▶ [REQUEST]: Print only the lines from the top of the data through the line with "from matplotlib.transforms import", both included, skipping every picture.
***** MATERIAL *****
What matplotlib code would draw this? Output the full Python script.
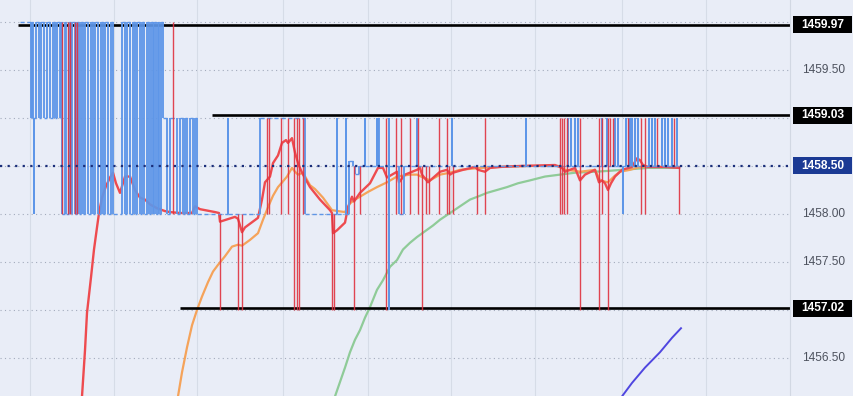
import numpy as np
import matplotlib.pyplot as plt
from matplotlib.patches import Rectangle
from matplotlib.transforms import blended_transform_factory

# tick stream (blue), time in chart units
blue_t = [20, 31, 32, 33, 34, 34.4, 36, 38.7, 41.3, 44, 47.3, 50, 52.7, 54.7, 57.3, 59.7, 61,
          62, 64.7, 66.3, 68.7, 70.7, 72.3, 74.7, 76.7, 78.7, 81.3, 83.3, 85.3, 88, 90.7, 93, 95.3,
          98, 100.7, 103.3, 105.3, 108, 110.7, 113,
          122.3, 125, 127.3, 130, 132.7, 135, 137.3, 140, 142.3, 144.3, 146.7, 149, 150.7, 152.7,
          154.3, 156, 157.7, 159.3, 161, 162.7,
          167, 170, 177, 180, 183, 185, 187, 190, 193, 195, 197,
          228, 228.3, 260, 305, 337, 337.3, 346, 346.3, 349, 353, 355, 359,
          365, 365.3, 377, 377.3, 378.5, 378.8, 389, 389.2, 389.4, 399, 404, 417, 417.3,
          452, 452.3, 526, 526.3,
          568, 568.3, 571, 571.3, 575, 575.3, 578, 578.3, 602, 602.3, 607, 607.3, 615, 615.3,
          618, 618.3, 623, 623.3, 626, 626.3, 629, 629.3, 630.5, 630.8, 632, 632.3, 635, 635.3,
          638, 638.3, 649, 649.3, 652, 652.3, 655, 655.3, 662, 662.3, 665, 665.3, 668, 668.3,
          672, 672.3, 677, 677.3, 680]
blue_p = [1460, 1459, 1460, 1459, 1458, 1459, 1460, 1459, 1460, 1459, 1460, 1459, 1460, 1459, 1460, 1459, 1460,
          1458, 1460, 1458, 1460, 1458, 1460, 1458, 1460, 1458, 1460, 1458, 1460, 1458, 1460, 1458, 1460,
          1458, 1460, 1458, 1460, 1458, 1460, 1458,
          1460, 1458, 1460, 1458, 1460, 1458, 1460, 1458, 1460, 1458, 1460, 1458, 1460, 1458,
          1460, 1458, 1460, 1458, 1460, 1459,
          1458, 1459, 1458, 1459, 1458, 1459, 1458, 1459, 1458, 1459, 1458,
          1459, 1458, 1459, 1458, 1459, 1458, 1459, 1458, 1458.55, 1458.5, 1458.42, 1458.5,
          1459, 1458.5, 1459, 1458.5, 1459, 1458.5, 1459, 1457, 1458.5, 1458, 1458.5, 1459, 1458.5,
          1459, 1458.5, 1459, 1458.5,
          1459, 1458.5, 1459, 1458.5, 1459, 1458.5, 1459, 1458.5, 1459, 1458.5, 1459, 1458.5, 1459, 1458.5,
          1459, 1458.5, 1458, 1458.5, 1459, 1458.5, 1459, 1458.5, 1459, 1458.5, 1459, 1458.5, 1459, 1458.5,
          1459, 1458.5, 1459, 1458.5, 1459, 1458.5, 1459, 1458.5, 1459, 1458.5, 1459, 1458.5, 1459, 1458.5,
          1459, 1458.5, 1459, 1458.5, 1458.5]

# trade spikes (red)
red_t = [62, 68, 70, 75, 77, 173,
         220, 238, 242, 267, 269, 281, 288, 294, 297, 299, 303,
         332, 334, 354, 360, 386, 396, 401, 410, 418, 422,
         426, 429, 439, 447, 449, 453, 477, 485,
         560, 562, 564, 567, 580, 599, 602, 608, 610, 613, 628, 641, 645, 657, 674, 679]
red_lo = [1458, 1458, 1458, 1458, 1458, 1458,
          1457, 1457, 1457, 1458, 1458, 1458, 1458, 1457, 1457, 1457, 1458,
          1457, 1457, 1457, 1458, 1457, 1458, 1458, 1458, 1458, 1457,
          1458, 1458, 1458, 1458, 1458, 1458, 1458, 1458,
          1458, 1458, 1458, 1458, 1457, 1457, 1458, 1457, 1458.5, 1458.5, 1458.5, 1458, 1458, 1458.5, 1458.5, 1458]
red_hi = [1460, 1460, 1460, 1460, 1460, 1460,
          1458, 1458, 1458, 1459, 1459, 1459, 1459, 1459, 1459, 1459, 1459,
          1458, 1458, 1458.5, 1458.5, 1459, 1459, 1459, 1459, 1459, 1458.5,
          1458.5, 1458.5, 1459, 1459, 1458.5, 1458.5, 1458.5, 1459,
          1459, 1459, 1459, 1459, 1459, 1459, 1459, 1459, 1459, 1459, 1459, 1459, 1459, 1459, 1459, 1458.5]

# moving averages
ma_red_t = [82, 85, 87, 91, 94, 97, 99, 102, 106, 110, 113, 116, 120, 125, 130, 135, 140, 145, 150, 157,
            165, 170, 180, 192, 195, 200, 205, 215, 219, 220, 235, 238, 242, 245, 258, 262, 265, 270, 273, 278,
            282, 286, 288, 292, 295, 298, 302, 310, 320, 330, 332, 333, 337, 345, 348, 352, 354, 360, 370, 378,
            383, 387, 397, 399, 405, 417, 420, 422, 428, 440, 447, 450, 453, 463, 475, 478, 485, 490, 500, 520,
            555, 562, 565, 570, 575, 580, 585, 595, 599, 602, 605, 608, 611, 615, 622, 632, 637, 640, 643, 648,
            665, 679]
ma_red = [1456.10, 1456.58, 1456.97, 1457.34, 1457.63, 1457.86, 1458.01, 1458.17, 1458.29, 1458.38,
          1458.43, 1458.32, 1458.22, 1458.39, 1458.39, 1458.25, 1458.17, 1458.15, 1458.10, 1458.06,
          1458.03, 1458.02, 1458.01, 1458.01, 1458.08, 1458.05, 1458.04, 1458.02, 1458.01, 1457.92,
          1457.97, 1457.95, 1457.81, 1457.86, 1457.96, 1458.15, 1458.33, 1458.39, 1458.53, 1458.61,
          1458.74, 1458.77, 1458.74, 1458.79, 1458.64, 1458.53, 1458.43, 1458.28, 1458.15, 1458.04,
          1458.01, 1457.80, 1457.83, 1457.91, 1458.07, 1458.18, 1458.13, 1458.22, 1458.32, 1458.48,
          1458.48, 1458.38, 1458.44, 1458.33, 1458.41, 1458.46, 1458.48, 1458.41, 1458.33, 1458.44,
          1458.46, 1458.41, 1458.43, 1458.46, 1458.49, 1458.46, 1458.44, 1458.48, 1458.49, 1458.50,
          1458.51, 1458.48, 1458.44, 1458.46, 1458.48, 1458.35, 1458.41, 1458.46, 1458.33, 1458.35,
          1458.32, 1458.25, 1458.32, 1458.39, 1458.46, 1458.49, 1458.58, 1458.56, 1458.51, 1458.49,
          1458.49, 1458.48]

ma_orange_t = [178, 182, 187, 192, 197, 202, 208, 213, 218, 225, 232, 238, 242, 250, 258, 263, 268, 273,
               278, 283, 287, 292, 295, 298, 303, 310, 315, 323, 332, 338, 345, 350, 355, 360, 368, 377,
               387, 397, 410, 417, 423, 430, 440, 450, 460, 480, 500, 530, 560, 565, 575, 580, 595, 600,
               608, 615, 620, 630, 640, 660, 679]
ma_orange = [1456.10, 1456.35, 1456.61, 1456.84, 1457.00, 1457.14, 1457.29, 1457.40, 1457.47, 1457.56,
             1457.66, 1457.68, 1457.67, 1457.73, 1457.80, 1457.94, 1458.07, 1458.19, 1458.28, 1458.34,
             1458.39, 1458.48, 1458.44, 1458.41, 1458.43, 1458.30, 1458.26, 1458.17, 1458.04, 1458.03,
             1458.02, 1458.11, 1458.15, 1458.18, 1458.23, 1458.28, 1458.33, 1458.39, 1458.41, 1458.41,
             1458.38, 1458.35, 1458.41, 1458.43, 1458.46, 1458.48, 1458.49, 1458.50, 1458.50, 1458.46,
             1458.45, 1458.44, 1458.46, 1458.35, 1458.33, 1458.40, 1458.44, 1458.46, 1458.49, 1458.49,
             1458.49]

ma_green_t = [335, 340, 345, 350, 355, 360, 365, 370, 377, 383, 390, 397, 403, 410, 417, 425, 433, 440,
              450, 460, 470, 480, 487, 497, 507, 518, 530, 545, 560, 575, 595, 610, 622, 635, 648, 665, 679]
ma_green = [1456.10, 1456.25, 1456.40, 1456.56, 1456.69, 1456.79, 1456.92, 1457.03, 1457.21, 1457.31,
            1457.45, 1457.52, 1457.63, 1457.70, 1457.76, 1457.82, 1457.88, 1457.94, 1458.01, 1458.08,
            1458.15, 1458.19, 1458.22, 1458.25, 1458.28, 1458.32, 1458.35, 1458.39, 1458.41, 1458.43,
            1458.44, 1458.45, 1458.46, 1458.47, 1458.48, 1458.48, 1458.48]

ma_purple_t = [622, 632, 645, 660, 672, 681]
ma_purple = [1456.10, 1456.24, 1456.40, 1456.56, 1456.71, 1456.81]

# horizontal levels
levels = [1459.97, 1459.03, 1457.02]
level_start = [18, 212, 180]
last_price = 1458.50
tick_labels = [1459.50, 1458.00, 1457.50, 1456.50]
time_grid = [30, 114, 197, 283, 368, 451, 535, 622, 706]

bg = '#E9EDF7'
fig = plt.figure(figsize=(8.54, 3.96), dpi=100)
fig.patch.set_facecolor(bg)
ax = fig.add_axes([0, 0, 790 / 854, 1])
ax.set_facecolor(bg)
ax.set_xlim(0, 790)
ax.set_ylim(1456.104, 1460.229)
ax.set_xticks([])
ax.set_yticks([])
for s in ['top', 'left', 'bottom']:
    ax.spines[s].set_visible(False)
ax.spines['right'].set_color('#D2D8E3')

for y in np.arange(1456.5, 1460.01, 0.5):
    ax.axhline(y, color='#A3ABBC', lw=0.8, ls=(0, (1, 3)), zorder=0)
for x in time_grid:
    ax.axvline(x, color='#D6DCE7', lw=0.8, zorder=0)

# moving averages
ax.plot(ma_green_t, ma_green, color='#8FCB98', lw=1.6, zorder=2)
ax.plot(ma_orange_t, ma_orange, color='#F5A35A', lw=1.6, zorder=2)
ax.plot(ma_red_t, ma_red, color='#EE4B4F', lw=1.7, zorder=2)
ax.plot(ma_purple_t, ma_purple, color='#4F46E0', lw=1.4, zorder=2)

# black level lines (under the ticks)
ax.hlines(levels, level_start, 790, color='black', lw=1.9, zorder=2.5)

# blue tick stream: solid jumps, dashed holds
bt = np.array(blue_t)
bp = np.array(blue_p)
ax.vlines(bt[1:], bp[:-1], bp[1:], color='#5E96E8', lw=1.4, alpha=0.95, zorder=3)
ax.hlines(bp[:-1], bt[:-1], bt[1:], color='#5E96E8', lw=1.0, ls=(0, (3, 2)), zorder=3)

# red spikes
ax.vlines(red_t, red_lo, red_hi, color='#E0323F', lw=1.0, alpha=0.9, zorder=3.5)

# last price line
ax.axhline(last_price, color='#1A2E7A', lw=1.6, ls=(0, (1, 2.4)), zorder=6)

# right price scale
tr = blended_transform_factory(ax.transAxes, ax.transData)
fnt = {'family': 'Liberation Sans', 'size': 8.6}
for v in tick_labels:
    ax.text(1.042, v, f'{v:.2f}', transform=tr, ha='center', va='center', color='#4D525E', **fnt)

box_x0 = 793 / 790
box_w = 59 / 790
box_h = 17 / 96
for v, c in zip(levels + [last_price], ['black', 'black', 'black', '#1B3A94']):
    ax.add_patch(Rectangle((box_x0, v - box_h / 2), box_w, box_h, transform=tr,
                           facecolor=c, edgecolor='none', clip_on=False, zorder=7))
    ax.text(box_x0 + box_w / 2, v, f'{v:.2f}', transform=tr, ha='center', va='center',
            color='white', weight='bold', zorder=8, **fnt)

plt.savefig('out.png', dpi=100, facecolor=bg)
*****
▶ [THE OUTPUT]:
What matplotlib code would draw this? Output the full Python script.
import numpy as np
import matplotlib.pyplot as plt
from matplotlib.patches import Rectangle
from matplotlib.transforms import blended_transform_factory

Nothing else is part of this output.